Write the material out again, line by line, exactly as it is.

— START —

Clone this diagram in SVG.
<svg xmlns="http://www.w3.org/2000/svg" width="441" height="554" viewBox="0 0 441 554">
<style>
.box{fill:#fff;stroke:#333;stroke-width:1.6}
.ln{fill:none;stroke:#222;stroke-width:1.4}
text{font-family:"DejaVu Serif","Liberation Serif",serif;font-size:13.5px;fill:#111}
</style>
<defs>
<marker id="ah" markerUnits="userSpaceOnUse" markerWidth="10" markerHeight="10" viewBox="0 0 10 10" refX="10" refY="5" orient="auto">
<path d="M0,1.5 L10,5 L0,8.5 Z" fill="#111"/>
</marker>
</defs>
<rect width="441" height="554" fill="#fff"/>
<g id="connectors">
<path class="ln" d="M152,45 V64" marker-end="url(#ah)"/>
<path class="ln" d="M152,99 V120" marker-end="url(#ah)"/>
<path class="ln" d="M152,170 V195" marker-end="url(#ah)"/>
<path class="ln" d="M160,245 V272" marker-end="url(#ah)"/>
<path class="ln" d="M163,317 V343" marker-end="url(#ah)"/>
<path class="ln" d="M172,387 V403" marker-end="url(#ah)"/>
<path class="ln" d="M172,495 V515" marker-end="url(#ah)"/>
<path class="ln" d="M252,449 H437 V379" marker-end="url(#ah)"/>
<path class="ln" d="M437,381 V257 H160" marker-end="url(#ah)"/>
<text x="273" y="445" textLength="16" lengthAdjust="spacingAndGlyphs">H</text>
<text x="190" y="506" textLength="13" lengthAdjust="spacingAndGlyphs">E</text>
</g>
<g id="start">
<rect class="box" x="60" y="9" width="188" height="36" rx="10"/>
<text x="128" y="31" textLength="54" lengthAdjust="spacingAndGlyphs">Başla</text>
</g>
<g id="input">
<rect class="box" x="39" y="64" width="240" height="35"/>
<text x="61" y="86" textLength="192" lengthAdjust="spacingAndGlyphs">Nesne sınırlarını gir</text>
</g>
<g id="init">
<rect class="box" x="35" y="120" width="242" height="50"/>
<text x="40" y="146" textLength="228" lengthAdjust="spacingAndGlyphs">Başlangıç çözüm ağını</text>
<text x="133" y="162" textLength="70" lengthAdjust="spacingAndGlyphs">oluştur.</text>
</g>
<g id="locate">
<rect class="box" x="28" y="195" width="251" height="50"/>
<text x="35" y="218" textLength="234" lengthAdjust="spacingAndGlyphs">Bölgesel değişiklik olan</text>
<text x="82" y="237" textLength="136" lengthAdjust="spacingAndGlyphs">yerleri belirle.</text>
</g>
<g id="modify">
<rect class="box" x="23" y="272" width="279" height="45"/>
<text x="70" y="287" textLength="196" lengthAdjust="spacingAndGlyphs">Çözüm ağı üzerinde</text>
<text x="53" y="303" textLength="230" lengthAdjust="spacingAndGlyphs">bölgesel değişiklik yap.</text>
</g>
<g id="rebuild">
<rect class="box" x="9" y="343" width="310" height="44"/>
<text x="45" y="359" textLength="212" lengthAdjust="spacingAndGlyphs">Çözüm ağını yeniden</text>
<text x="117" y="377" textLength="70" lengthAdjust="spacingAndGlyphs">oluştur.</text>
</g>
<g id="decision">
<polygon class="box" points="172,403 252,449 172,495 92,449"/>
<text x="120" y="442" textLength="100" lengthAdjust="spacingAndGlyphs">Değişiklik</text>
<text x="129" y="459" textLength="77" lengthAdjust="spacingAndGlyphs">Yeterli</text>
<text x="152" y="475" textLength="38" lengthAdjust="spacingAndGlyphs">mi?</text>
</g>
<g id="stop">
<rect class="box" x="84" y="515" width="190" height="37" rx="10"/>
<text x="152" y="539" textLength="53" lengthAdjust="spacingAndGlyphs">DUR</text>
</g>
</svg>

— END —

**Exercise solution**
Clone this diagram in SVG.
<svg xmlns="http://www.w3.org/2000/svg" width="441" height="554" viewBox="0 0 441 554">
<style>
.box{fill:#fff;stroke:#333;stroke-width:1.6}
.ln{fill:none;stroke:#222;stroke-width:1.4}
text{font-family:"DejaVu Serif","Liberation Serif",serif;font-size:13.5px;fill:#111}
</style>
<defs>
<marker id="ah" markerUnits="userSpaceOnUse" markerWidth="10" markerHeight="10" viewBox="0 0 10 10" refX="10" refY="5" orient="auto">
<path d="M0,1.5 L10,5 L0,8.5 Z" fill="#111"/>
</marker>
</defs>
<rect width="441" height="554" fill="#fff"/>
<g id="connectors">
<path class="ln" d="M152,45 V64" marker-end="url(#ah)"/>
<path class="ln" d="M152,99 V120" marker-end="url(#ah)"/>
<path class="ln" d="M152,170 V195" marker-end="url(#ah)"/>
<path class="ln" d="M160,245 V272" marker-end="url(#ah)"/>
<path class="ln" d="M163,317 V343" marker-end="url(#ah)"/>
<path class="ln" d="M172,387 V403" marker-end="url(#ah)"/>
<path class="ln" d="M172,495 V515" marker-end="url(#ah)"/>
<path class="ln" d="M252,449 H437 V379" marker-end="url(#ah)"/>
<path class="ln" d="M437,381 V257 H160" marker-end="url(#ah)"/>
<text x="273" y="445" textLength="16" lengthAdjust="spacingAndGlyphs">H</text>
<text x="190" y="506" textLength="13" lengthAdjust="spacingAndGlyphs">E</text>
</g>
<g id="start">
<rect class="box" x="60" y="9" width="188" height="36" rx="10"/>
<text x="128" y="31" textLength="54" lengthAdjust="spacingAndGlyphs">Başla</text>
</g>
<g id="input">
<rect class="box" x="39" y="64" width="240" height="35"/>
<text x="61" y="86" textLength="192" lengthAdjust="spacingAndGlyphs">Nesne sınırlarını gir</text>
</g>
<g id="init">
<rect class="box" x="35" y="120" width="242" height="50"/>
<text x="40" y="146" textLength="228" lengthAdjust="spacingAndGlyphs">Başlangıç çözüm ağını</text>
<text x="133" y="162" textLength="70" lengthAdjust="spacingAndGlyphs">oluştur.</text>
</g>
<g id="locate">
<rect class="box" x="28" y="195" width="251" height="50"/>
<text x="35" y="218" textLength="234" lengthAdjust="spacingAndGlyphs">Bölgesel değişiklik olan</text>
<text x="82" y="237" textLength="136" lengthAdjust="spacingAndGlyphs">yerleri belirle.</text>
</g>
<g id="modify">
<rect class="box" x="23" y="272" width="279" height="45"/>
<text x="70" y="287" textLength="196" lengthAdjust="spacingAndGlyphs">Çözüm ağı üzerinde</text>
<text x="53" y="303" textLength="230" lengthAdjust="spacingAndGlyphs">bölgesel değişiklik yap.</text>
</g>
<g id="rebuild">
<rect class="box" x="9" y="343" width="310" height="44"/>
<text x="45" y="359" textLength="212" lengthAdjust="spacingAndGlyphs">Çözüm ağını yeniden</text>
<text x="117" y="377" textLength="70" lengthAdjust="spacingAndGlyphs">oluştur.</text>
</g>
<g id="decision">
<polygon class="box" points="172,403 252,449 172,495 92,449"/>
<text x="120" y="442" textLength="100" lengthAdjust="spacingAndGlyphs">Değişiklik</text>
<text x="129" y="459" textLength="77" lengthAdjust="spacingAndGlyphs">Yeterli</text>
<text x="152" y="475" textLength="38" lengthAdjust="spacingAndGlyphs">mi?</text>
</g>
<g id="stop">
<rect class="box" x="84" y="515" width="190" height="37" rx="10"/>
<text x="152" y="539" textLength="53" lengthAdjust="spacingAndGlyphs">DUR</text>
</g>
</svg>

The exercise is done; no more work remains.